++++ Dataset content ++++

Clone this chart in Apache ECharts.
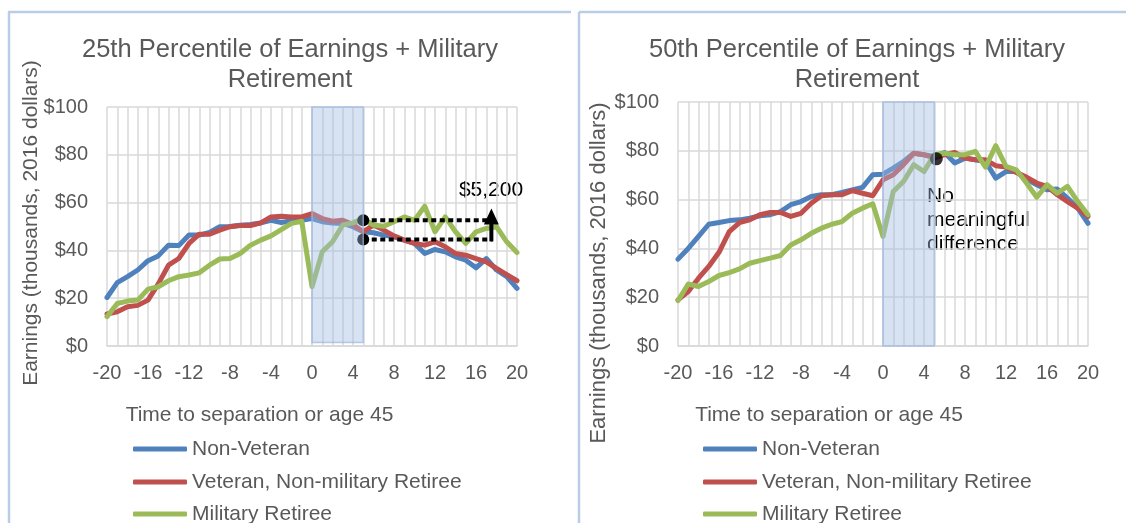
<!DOCTYPE html>
<html>
<head>
<meta charset="utf-8">
<script src="https://cdn.jsdelivr.net/npm/echarts@6/dist/echarts.min.js"></script>
<style>
  html, body { margin: 0; padding: 0; background: #fff; }
  #chart { width: 1126px; height: 523px; }
</style>
</head>
<body>
<div id="chart"></div>
<script>
// time to separation (or age 45), same for both panels
const years = [-20,-19,-18,-17,-16,-15,-14,-13,-12,-11,-10,-9,-8,-7,-6,-5,-4,-3,-2,-1,
               0,1,2,3,4,5,6,7,8,9,10,11,12,13,14,15,16,17,18,19,20]
const xTicks = [-20,-16,-12,-8,-4,0,4,8,12,16,20]
const yTicks = [0,20,40,60,80,100]

// 25th percentile (thousands, 2016 dollars)
const p25NonVet = [20.3,26.5,29,31.8,35.7,37.7,42.2,42,46.4,46.4,47.5,49.9,50,50.5,50.8,51.5,52.6,51.7,52.4,52.6,
                   53.3,52,51.5,51.3,49.9,47.8,47.4,46.4,45.7,44.3,42.9,38.7,40.4,39.4,37.3,35.9,32.7,36.6,31.8,29,24.1]
const p25Vet    = [13.4,14.3,16.4,17,19.2,26,33.8,36.6,42.9,46.8,46.8,48.5,49.9,50.4,50.4,51.5,54,54.3,54,54,
                   55.4,53.3,52.2,52.6,50.8,47.8,50.6,48.5,46.1,44.3,42.9,42.2,43.6,41.5,38.7,38,36.6,35.2,32.5,29.9,27.3]
const p25MilRet = [12.3,17.8,18.8,19.2,23.8,24.8,27.3,29,29.7,30.6,33.8,36.4,36.6,38.7,42.2,44.3,46.1,48.7,51.3,52.2,
                   24.8,39.4,43.6,50.6,51.5,53.3,50.6,50.1,52,54,52.6,58.5,47.8,54,47.8,42.9,47.8,49.2,49.9,43.6,39.1]

// 50th percentile
const p50NonVet = [35.6,40,44.9,49.9,50.6,51.4,51.7,52.4,53.4,53.8,55.1,57.9,59.2,61.3,62,62,62.9,64,65,70.2,
                   70.4,72.9,75.6,79,78.4,77.7,79.3,75,77,76.3,75.6,68.8,71.5,71.5,68.4,66.1,64,64.3,60.6,56.5,50.3]
const p50Vet    = [18.9,22.3,27.8,32.6,38.4,46.9,50.6,51.7,53.8,54.7,54.7,53.1,54.4,58.5,61.6,62,62,63.7,62.6,61.6,
                   68.1,70.2,74.3,79,78.4,77,78.4,79.3,77,76.3,76.3,73.9,73.3,71.1,69.2,66.8,65.4,62,59.2,56.5,53.1]
const p50MilRet = [18.6,25.4,24.4,26.4,28.9,30.1,31.6,33.9,35,36,37.1,41.4,43.5,46.2,48.3,49.9,51,54.4,56.5,58.3,
                   44.9,63.3,67.4,74.3,71.5,78.4,79,78.4,78.4,79.8,73.3,82.1,73.6,72.2,66.8,61,66.1,62.6,65.4,59.2,53.8]

// annotations
const shadeLeft = [0, 5, 1.5, 100]
const shadeRight = [0, 5, 0, 100]
const gapStartX = 5
const gapEndX = 17.6
const gapHigh = 52.6
const gapLow = 44.6
const arrowX = 17.5
const arrowTip = 57.5
const noDiffPoint = [5.2, 76.7]

const seriesNames = ['Non-Veteran', 'Veteran, Non-military Retiree', 'Military Retiree']
const colors = ['#4F81BD', '#C0504D', '#9BBB59']

const FONT = 'Liberation Sans, Arial, sans-serif'
const GREY = '#595959'
const GRID = '#d9d9d9'
const FRAME = '#b9cde5'

const pairs = (ys) => years.map((x, i) => [x, ys[i]])

const makeX = (idx) => ({
  type: 'value', gridIndex: idx, min: -20, max: 20, interval: 4,
  axisLine: { show: true, lineStyle: { color: GRID, width: 1.5 } },
  axisTick: { show: false },
  axisLabel: { color: GREY, fontSize: 20, fontFamily: FONT, margin: 17,
               formatter: v => xTicks.includes(v) ? String(v) : '' },
  splitLine: { show: true, lineStyle: { color: GRID, width: 1.5 } },
  minorTick: { show: false, splitNumber: 4 },
  minorSplitLine: { show: true, lineStyle: { color: GRID, width: 1.5 } }
})

const makeY = (idx) => ({
  type: 'value', gridIndex: idx, min: 0, max: 100, interval: 20,
  axisLine: { show: true, lineStyle: { color: GRID, width: 1.5 } },
  axisTick: { show: false },
  axisLabel: { color: GREY, fontSize: 20, fontFamily: FONT, margin: 19,
               formatter: v => yTicks.includes(v) ? '$' + v : '' },
  splitLine: { show: true, lineStyle: { color: GRID, width: 1.5 } }
})

const lineSeries = (name, data, idx, color) => ({
  name, type: 'line', xAxisIndex: idx, yAxisIndex: idx, data: pairs(data),
  symbol: 'none', z: 2, color,
  lineStyle: { color, width: 5, cap: 'round', join: 'round' }
})

const shadeSeries = (rect, idx) => ({
  type: 'custom', xAxisIndex: idx, yAxisIndex: idx, z: 6, silent: true,
  data: [rect],
  renderItem: (params, api) => {
    const p0 = api.coord([api.value(0), api.value(3)])
    const p1 = api.coord([api.value(1), api.value(2)])
    return {
      type: 'rect',
      shape: { x: p0[0], y: p0[1], width: p1[0] - p0[0], height: p1[1] - p0[1] },
      style: { fill: 'rgba(160,185,225,0.42)', stroke: 'rgba(160,185,225,0.75)', lineWidth: 1.5 }
    }
  }
})

const dottedSeries = (y) => ({
  type: 'line', xAxisIndex: 0, yAxisIndex: 0, z: 3, silent: true,
  data: [
    { value: [gapStartX, y], symbol: 'circle', symbolSize: 12 },
    { value: [gapEndX, y], symbol: 'none' }
  ],
  showSymbol: true, color: '#000',
  itemStyle: { color: '#000' },
  lineStyle: { color: '#000', width: 4, type: [5, 3.5], cap: 'butt' }
})

// vertical arrow from the lower to the upper gap line
const arrowSeries = {
  type: 'custom', xAxisIndex: 0, yAxisIndex: 0, z: 3, silent: true,
  data: [[arrowX, gapLow, arrowTip]],
  renderItem: (params, api) => {
    const a = api.coord([api.value(0), api.value(1)])
    const b = api.coord([api.value(0), api.value(2)])
    const headH = 16, headW = 7.5
    return {
      type: 'group',
      children: [
        { type: 'line', shape: { x1: a[0], y1: a[1] + 2, x2: b[0], y2: b[1] + headH - 1 },
          style: { stroke: '#000', lineWidth: 4 } },
        { type: 'polygon', shape: { points: [[b[0], b[1]], [b[0] - headW, b[1] + headH], [b[0] + headW, b[1] + headH]] },
          style: { fill: '#000' } }
      ]
    }
  }
}

const txt = (text, x, y, opts = {}) => ({
  type: 'text', x, y, rotation: opts.rotation || 0, silent: true,
  style: {
    text, fill: opts.fill || GREY, fontSize: opts.size || 21, fontFamily: FONT,
    textAlign: opts.align || 'center', textVerticalAlign: 'middle',
    lineHeight: opts.lineHeight || 24
  }
})

const frameLine = (x1, y1, x2, y2) => ({
  type: 'line', silent: true, shape: { x1, y1, x2, y2 },
  style: { stroke: FRAME, lineWidth: 2.5 }
})

// one legend per entry so the stack can run past the bottom edge like the original
const legendItem = (name, left, top) => ({
  orient: 'vertical', left, top, data: [name],
  icon: 'roundRect', itemWidth: 54, itemHeight: 5,
  selectedMode: false,
  textStyle: { color: GREY, fontSize: 21, fontFamily: FONT, lineHeight: 24 }
})
const legendTops = [432, 465, 497]

const initChart = () => {
  const myChart = echarts.init(document.getElementById('chart'))

  const legends = []
  seriesNames.forEach((n, i) => {
    legends.push(legendItem(n, 128, legendTops[i]))
    legends.push(legendItem(n, 698, legendTops[i]))
  })

  const titleStyle = { color: GREY, fontSize: 25.5, fontWeight: 'normal', fontFamily: FONT, lineHeight: 30 }

  const option = {
    animation: false,
    backgroundColor: '#fff',
    textStyle: { fontFamily: FONT },
    title: [
      { text: '25th Percentile of Earnings + Military\nRetirement', left: 285, top: 30, textAlign: 'center', textStyle: titleStyle },
      { text: '50th Percentile of Earnings + Military\nRetirement', left: 852, top: 30, textAlign: 'center', textStyle: titleStyle }
    ],
    legend: legends,
    grid: [
      { left: 107, top: 107, width: 410, height: 239 },
      { left: 678, top: 102, width: 410, height: 244 }
    ],
    xAxis: [makeX(0), makeX(1)],
    yAxis: [makeY(0), makeY(1)],
    series: [
      lineSeries(seriesNames[0], p25NonVet, 0, colors[0]),
      lineSeries(seriesNames[1], p25Vet, 0, colors[1]),
      lineSeries(seriesNames[2], p25MilRet, 0, colors[2]),
      lineSeries(seriesNames[0], p50NonVet, 1, colors[0]),
      lineSeries(seriesNames[1], p50Vet, 1, colors[1]),
      lineSeries(seriesNames[2], p50MilRet, 1, colors[2]),
      dottedSeries(gapHigh),
      dottedSeries(gapLow),
      arrowSeries,
      {
        type: 'scatter', xAxisIndex: 1, yAxisIndex: 1, z: 3, silent: true,
        data: [noDiffPoint], symbolSize: 13, itemStyle: { color: '#000' }
      },
      shadeSeries(shadeLeft, 0),
      shadeSeries(shadeRight, 1)
    ],
    graphic: [
      frameLine(8, 12, 571, 12),
      frameLine(9, 12, 9, 523),
      frameLine(579, 12, 1126, 12),
      frameLine(579, 12, 579, 523),
      txt('Earnings (thousands, 2016 dollars)', 31, 223, { rotation: Math.PI / 2 }),
      txt('Earnings (thousands, 2016 dollars)', 599, 273, { rotation: Math.PI / 2, size: 22 }),
      txt('Time to separation or age 45', 259.5, 415),
      txt('Time to separation or age 45', 829, 415),
      txt('$5,200', 491, 190, { fill: '#000' }),
      txt('No\nmeaningful\ndifference', 927, 220, { fill: '#000', align: 'left' })
    ]
  }

  myChart.setOption(option)
}

window.addEventListener('load', () => {
  initChart()
})
</script>
</body>
</html>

++++

## What the task requires
Skip the pictures, please, and transcribe only the lines from the beginning of the material through the one that contains "const yTicks = [0,20,40,60,80,100]".

## Result of the exercise
Clone this chart in Apache ECharts.
<!DOCTYPE html>
<html>
<head>
<meta charset="utf-8">
<script src="https://cdn.jsdelivr.net/npm/echarts@6/dist/echarts.min.js"></script>
<style>
  html, body { margin: 0; padding: 0; background: #fff; }
  #chart { width: 1126px; height: 523px; }
</style>
</head>
<body>
<div id="chart"></div>
<script>
// time to separation (or age 45), same for both panels
const years = [-20,-19,-18,-17,-16,-15,-14,-13,-12,-11,-10,-9,-8,-7,-6,-5,-4,-3,-2,-1,
               0,1,2,3,4,5,6,7,8,9,10,11,12,13,14,15,16,17,18,19,20]
const xTicks = [-20,-16,-12,-8,-4,0,4,8,12,16,20]
const yTicks = [0,20,40,60,80,100]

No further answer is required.